### Exercise instructions
Your copy of the material below should match it exactly, except that it holds no pictures.

# Start of The records

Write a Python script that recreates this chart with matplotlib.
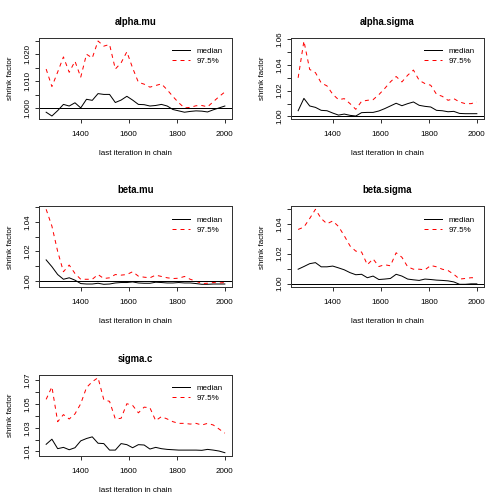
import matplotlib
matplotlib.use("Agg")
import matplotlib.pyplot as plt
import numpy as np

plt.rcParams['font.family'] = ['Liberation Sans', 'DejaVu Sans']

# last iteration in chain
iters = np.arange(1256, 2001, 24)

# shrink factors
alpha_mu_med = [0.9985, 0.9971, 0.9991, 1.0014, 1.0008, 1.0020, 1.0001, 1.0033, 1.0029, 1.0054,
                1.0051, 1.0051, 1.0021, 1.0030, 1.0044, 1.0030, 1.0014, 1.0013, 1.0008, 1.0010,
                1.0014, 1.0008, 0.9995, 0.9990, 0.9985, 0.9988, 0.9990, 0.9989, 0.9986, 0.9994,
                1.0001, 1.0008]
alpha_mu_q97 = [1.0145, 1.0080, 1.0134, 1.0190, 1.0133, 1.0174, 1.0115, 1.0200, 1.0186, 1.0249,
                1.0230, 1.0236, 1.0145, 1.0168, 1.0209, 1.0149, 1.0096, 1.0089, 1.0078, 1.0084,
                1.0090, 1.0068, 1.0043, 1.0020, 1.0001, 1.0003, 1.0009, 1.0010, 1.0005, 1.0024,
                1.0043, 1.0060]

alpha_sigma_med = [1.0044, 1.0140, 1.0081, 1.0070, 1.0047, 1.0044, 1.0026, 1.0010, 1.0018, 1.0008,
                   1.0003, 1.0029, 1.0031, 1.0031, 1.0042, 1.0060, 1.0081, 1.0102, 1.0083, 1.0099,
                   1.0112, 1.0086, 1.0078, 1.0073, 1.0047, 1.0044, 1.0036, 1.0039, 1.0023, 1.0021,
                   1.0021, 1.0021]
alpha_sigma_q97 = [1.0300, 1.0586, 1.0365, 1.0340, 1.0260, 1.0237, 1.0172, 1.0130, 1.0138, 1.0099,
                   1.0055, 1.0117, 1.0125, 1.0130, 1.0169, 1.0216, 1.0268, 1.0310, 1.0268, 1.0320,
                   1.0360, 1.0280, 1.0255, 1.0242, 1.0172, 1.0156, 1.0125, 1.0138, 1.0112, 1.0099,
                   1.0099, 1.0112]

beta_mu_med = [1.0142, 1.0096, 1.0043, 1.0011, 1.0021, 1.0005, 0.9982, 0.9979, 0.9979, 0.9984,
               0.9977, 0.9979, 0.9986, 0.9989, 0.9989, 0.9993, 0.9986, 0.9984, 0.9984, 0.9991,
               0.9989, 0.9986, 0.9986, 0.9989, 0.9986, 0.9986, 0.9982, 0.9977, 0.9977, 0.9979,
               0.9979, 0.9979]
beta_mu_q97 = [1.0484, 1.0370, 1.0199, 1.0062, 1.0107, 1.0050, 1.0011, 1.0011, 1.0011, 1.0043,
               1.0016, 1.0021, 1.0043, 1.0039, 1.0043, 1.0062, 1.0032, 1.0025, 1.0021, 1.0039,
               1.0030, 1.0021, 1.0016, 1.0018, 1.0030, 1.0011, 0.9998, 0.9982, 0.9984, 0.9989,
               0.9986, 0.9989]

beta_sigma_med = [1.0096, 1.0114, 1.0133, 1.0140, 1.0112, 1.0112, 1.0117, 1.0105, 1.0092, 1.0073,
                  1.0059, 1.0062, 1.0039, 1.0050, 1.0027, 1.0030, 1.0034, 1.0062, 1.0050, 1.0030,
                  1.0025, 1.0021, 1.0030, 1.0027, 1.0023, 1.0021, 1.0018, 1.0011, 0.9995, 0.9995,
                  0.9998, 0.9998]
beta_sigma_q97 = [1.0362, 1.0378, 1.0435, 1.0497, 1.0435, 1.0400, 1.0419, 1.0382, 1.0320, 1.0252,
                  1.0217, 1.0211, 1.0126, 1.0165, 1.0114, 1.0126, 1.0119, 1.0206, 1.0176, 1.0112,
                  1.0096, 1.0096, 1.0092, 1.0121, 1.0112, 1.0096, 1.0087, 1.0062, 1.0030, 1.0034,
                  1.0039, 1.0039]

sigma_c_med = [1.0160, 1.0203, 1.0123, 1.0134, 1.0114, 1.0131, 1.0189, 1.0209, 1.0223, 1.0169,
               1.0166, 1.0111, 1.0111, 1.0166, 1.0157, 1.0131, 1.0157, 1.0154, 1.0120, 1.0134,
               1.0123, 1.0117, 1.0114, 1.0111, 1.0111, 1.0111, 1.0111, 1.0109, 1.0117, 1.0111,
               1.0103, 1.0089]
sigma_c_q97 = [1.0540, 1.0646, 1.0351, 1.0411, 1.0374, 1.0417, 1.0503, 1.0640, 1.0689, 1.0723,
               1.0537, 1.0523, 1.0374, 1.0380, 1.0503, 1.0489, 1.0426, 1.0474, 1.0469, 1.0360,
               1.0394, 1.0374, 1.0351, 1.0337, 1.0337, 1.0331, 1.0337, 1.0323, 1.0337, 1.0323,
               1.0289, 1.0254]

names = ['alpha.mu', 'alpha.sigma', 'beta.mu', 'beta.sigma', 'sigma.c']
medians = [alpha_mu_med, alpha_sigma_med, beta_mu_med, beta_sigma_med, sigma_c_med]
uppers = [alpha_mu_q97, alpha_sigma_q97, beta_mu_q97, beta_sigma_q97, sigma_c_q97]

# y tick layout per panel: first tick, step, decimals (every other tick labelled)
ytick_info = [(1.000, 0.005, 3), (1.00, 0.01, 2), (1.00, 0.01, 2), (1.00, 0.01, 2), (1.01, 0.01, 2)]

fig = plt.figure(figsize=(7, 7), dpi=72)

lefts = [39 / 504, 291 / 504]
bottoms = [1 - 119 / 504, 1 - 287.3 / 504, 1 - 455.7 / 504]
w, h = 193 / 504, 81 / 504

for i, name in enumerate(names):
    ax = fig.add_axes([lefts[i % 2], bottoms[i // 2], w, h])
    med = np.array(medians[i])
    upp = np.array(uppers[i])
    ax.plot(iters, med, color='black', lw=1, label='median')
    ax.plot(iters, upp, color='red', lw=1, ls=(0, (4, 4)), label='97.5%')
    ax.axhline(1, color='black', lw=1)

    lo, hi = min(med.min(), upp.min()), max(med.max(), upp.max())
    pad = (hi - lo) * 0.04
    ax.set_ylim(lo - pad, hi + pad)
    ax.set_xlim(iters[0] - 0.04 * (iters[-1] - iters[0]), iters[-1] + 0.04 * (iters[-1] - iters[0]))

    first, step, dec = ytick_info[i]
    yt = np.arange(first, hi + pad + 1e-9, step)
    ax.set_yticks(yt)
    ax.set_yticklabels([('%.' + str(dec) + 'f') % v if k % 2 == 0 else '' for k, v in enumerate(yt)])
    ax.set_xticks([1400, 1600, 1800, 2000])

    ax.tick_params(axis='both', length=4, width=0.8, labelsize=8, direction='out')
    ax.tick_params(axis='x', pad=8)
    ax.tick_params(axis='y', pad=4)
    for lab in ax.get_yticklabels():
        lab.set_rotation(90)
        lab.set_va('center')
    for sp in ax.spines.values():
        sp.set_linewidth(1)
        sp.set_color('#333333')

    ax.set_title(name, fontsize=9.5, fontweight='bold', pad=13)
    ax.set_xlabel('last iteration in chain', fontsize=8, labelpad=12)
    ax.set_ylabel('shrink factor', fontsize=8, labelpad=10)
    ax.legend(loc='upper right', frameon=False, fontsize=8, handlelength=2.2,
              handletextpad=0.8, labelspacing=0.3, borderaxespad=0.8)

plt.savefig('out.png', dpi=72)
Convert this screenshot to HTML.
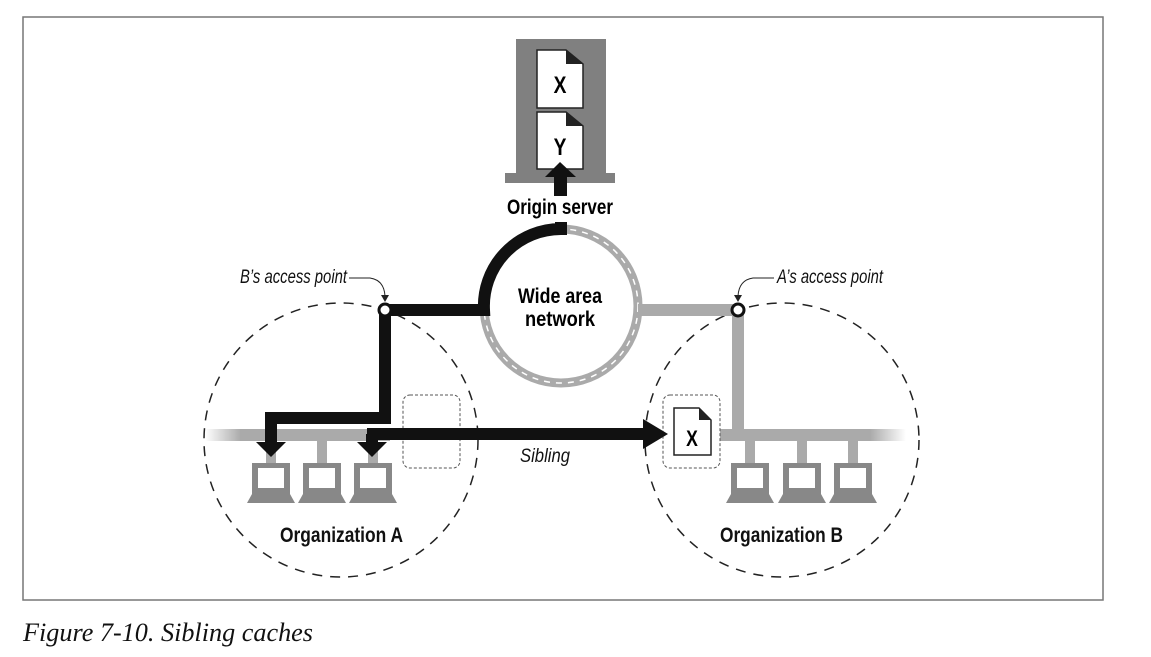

# End of The records

### Response to this exercise
Write a Python script that recreates this chart with matplotlib.
import matplotlib
matplotlib.use("Agg")
import matplotlib.pyplot as plt
import numpy as np

plt.rcParams['font.family'] = ['Liberation Sans', 'DejaVu Sans']

# last iteration in chain
iters = np.arange(1256, 2001, 24)

# shrink factors
alpha_mu_med = [0.9985, 0.9971, 0.9991, 1.0014, 1.0008, 1.0020, 1.0001, 1.0033, 1.0029, 1.0054,
                1.0051, 1.0051, 1.0021, 1.0030, 1.0044, 1.0030, 1.0014, 1.0013, 1.0008, 1.0010,
                1.0014, 1.0008, 0.9995, 0.9990, 0.9985, 0.9988, 0.9990, 0.9989, 0.9986, 0.9994,
                1.0001, 1.0008]
alpha_mu_q97 = [1.0145, 1.0080, 1.0134, 1.0190, 1.0133, 1.0174, 1.0115, 1.0200, 1.0186, 1.0249,
                1.0230, 1.0236, 1.0145, 1.0168, 1.0209, 1.0149, 1.0096, 1.0089, 1.0078, 1.0084,
                1.0090, 1.0068, 1.0043, 1.0020, 1.0001, 1.0003, 1.0009, 1.0010, 1.0005, 1.0024,
                1.0043, 1.0060]

alpha_sigma_med = [1.0044, 1.0140, 1.0081, 1.0070, 1.0047, 1.0044, 1.0026, 1.0010, 1.0018, 1.0008,
                   1.0003, 1.0029, 1.0031, 1.0031, 1.0042, 1.0060, 1.0081, 1.0102, 1.0083, 1.0099,
                   1.0112, 1.0086, 1.0078, 1.0073, 1.0047, 1.0044, 1.0036, 1.0039, 1.0023, 1.0021,
                   1.0021, 1.0021]
alpha_sigma_q97 = [1.0300, 1.0586, 1.0365, 1.0340, 1.0260, 1.0237, 1.0172, 1.0130, 1.0138, 1.0099,
                   1.0055, 1.0117, 1.0125, 1.0130, 1.0169, 1.0216, 1.0268, 1.0310, 1.0268, 1.0320,
                   1.0360, 1.0280, 1.0255, 1.0242, 1.0172, 1.0156, 1.0125, 1.0138, 1.0112, 1.0099,
                   1.0099, 1.0112]

beta_mu_med = [1.0142, 1.0096, 1.0043, 1.0011, 1.0021, 1.0005, 0.9982, 0.9979, 0.9979, 0.9984,
               0.9977, 0.9979, 0.9986, 0.9989, 0.9989, 0.9993, 0.9986, 0.9984, 0.9984, 0.9991,
               0.9989, 0.9986, 0.9986, 0.9989, 0.9986, 0.9986, 0.9982, 0.9977, 0.9977, 0.9979,
               0.9979, 0.9979]
beta_mu_q97 = [1.0484, 1.0370, 1.0199, 1.0062, 1.0107, 1.0050, 1.0011, 1.0011, 1.0011, 1.0043,
               1.0016, 1.0021, 1.0043, 1.0039, 1.0043, 1.0062, 1.0032, 1.0025, 1.0021, 1.0039,
               1.0030, 1.0021, 1.0016, 1.0018, 1.0030, 1.0011, 0.9998, 0.9982, 0.9984, 0.9989,
               0.9986, 0.9989]

beta_sigma_med = [1.0096, 1.0114, 1.0133, 1.0140, 1.0112, 1.0112, 1.0117, 1.0105, 1.0092, 1.0073,
                  1.0059, 1.0062, 1.0039, 1.0050, 1.0027, 1.0030, 1.0034, 1.0062, 1.0050, 1.0030,
                  1.0025, 1.0021, 1.0030, 1.0027, 1.0023, 1.0021, 1.0018, 1.0011, 0.9995, 0.9995,
                  0.9998, 0.9998]
beta_sigma_q97 = [1.0362, 1.0378, 1.0435, 1.0497, 1.0435, 1.0400, 1.0419, 1.0382, 1.0320, 1.0252,
                  1.0217, 1.0211, 1.0126, 1.0165, 1.0114, 1.0126, 1.0119, 1.0206, 1.0176, 1.0112,
                  1.0096, 1.0096, 1.0092, 1.0121, 1.0112, 1.0096, 1.0087, 1.0062, 1.0030, 1.0034,
                  1.0039, 1.0039]

sigma_c_med = [1.0160, 1.0203, 1.0123, 1.0134, 1.0114, 1.0131, 1.0189, 1.0209, 1.0223, 1.0169,
               1.0166, 1.0111, 1.0111, 1.0166, 1.0157, 1.0131, 1.0157, 1.0154, 1.0120, 1.0134,
               1.0123, 1.0117, 1.0114, 1.0111, 1.0111, 1.0111, 1.0111, 1.0109, 1.0117, 1.0111,
               1.0103, 1.0089]
sigma_c_q97 = [1.0540, 1.0646, 1.0351, 1.0411, 1.0374, 1.0417, 1.0503, 1.0640, 1.0689, 1.0723,
               1.0537, 1.0523, 1.0374, 1.0380, 1.0503, 1.0489, 1.0426, 1.0474, 1.0469, 1.0360,
               1.0394, 1.0374, 1.0351, 1.0337, 1.0337, 1.0331, 1.0337, 1.0323, 1.0337, 1.0323,
               1.0289, 1.0254]

names = ['alpha.mu', 'alpha.sigma', 'beta.mu', 'beta.sigma', 'sigma.c']
medians = [alpha_mu_med, alpha_sigma_med, beta_mu_med, beta_sigma_med, sigma_c_med]
uppers = [alpha_mu_q97, alpha_sigma_q97, beta_mu_q97, beta_sigma_q97, sigma_c_q97]

# y tick layout per panel: first tick, step, decimals (every other tick labelled)
ytick_info = [(1.000, 0.005, 3), (1.00, 0.01, 2), (1.00, 0.01, 2), (1.00, 0.01, 2), (1.01, 0.01, 2)]

fig = plt.figure(figsize=(7, 7), dpi=72)

lefts = [39 / 504, 291 / 504]
bottoms = [1 - 119 / 504, 1 - 287.3 / 504, 1 - 455.7 / 504]
w, h = 193 / 504, 81 / 504

for i, name in enumerate(names):
    ax = fig.add_axes([lefts[i % 2], bottoms[i // 2], w, h])
    med = np.array(medians[i])
    upp = np.array(uppers[i])
    ax.plot(iters, med, color='black', lw=1, label='median')
    ax.plot(iters, upp, color='red', lw=1, ls=(0, (4, 4)), label='97.5%')
    ax.axhline(1, color='black', lw=1)

    lo, hi = min(med.min(), upp.min()), max(med.max(), upp.max())
    pad = (hi - lo) * 0.04
    ax.set_ylim(lo - pad, hi + pad)
    ax.set_xlim(iters[0] - 0.04 * (iters[-1] - iters[0]), iters[-1] + 0.04 * (iters[-1] - iters[0]))

    first, step, dec = ytick_info[i]
    yt = np.arange(first, hi + pad + 1e-9, step)
    ax.set_yticks(yt)
    ax.set_yticklabels([('%.' + str(dec) + 'f') % v if k % 2 == 0 else '' for k, v in enumerate(yt)])
    ax.set_xticks([1400, 1600, 1800, 2000])

    ax.tick_params(axis='both', length=4, width=0.8, labelsize=8, direction='out')
    ax.tick_params(axis='x', pad=8)
    ax.tick_params(axis='y', pad=4)
    for lab in ax.get_yticklabels():
        lab.set_rotation(90)
        lab.set_va('center')
    for sp in ax.spines.values():
        sp.set_linewidth(1)
        sp.set_color('#333333')

    ax.set_title(name, fontsize=9.5, fontweight='bold', pad=13)
    ax.set_xlabel('last iteration in chain', fontsize=8, labelpad=12)
    ax.set_ylabel('shrink factor', fontsize=8, labelpad=10)
    ax.legend(loc='upper right', frameon=False, fontsize=8, handlelength=2.2,
              handletextpad=0.8, labelspacing=0.3, borderaxespad=0.8)

plt.savefig('out.png', dpi=72)
Convert this screenshot to HTML.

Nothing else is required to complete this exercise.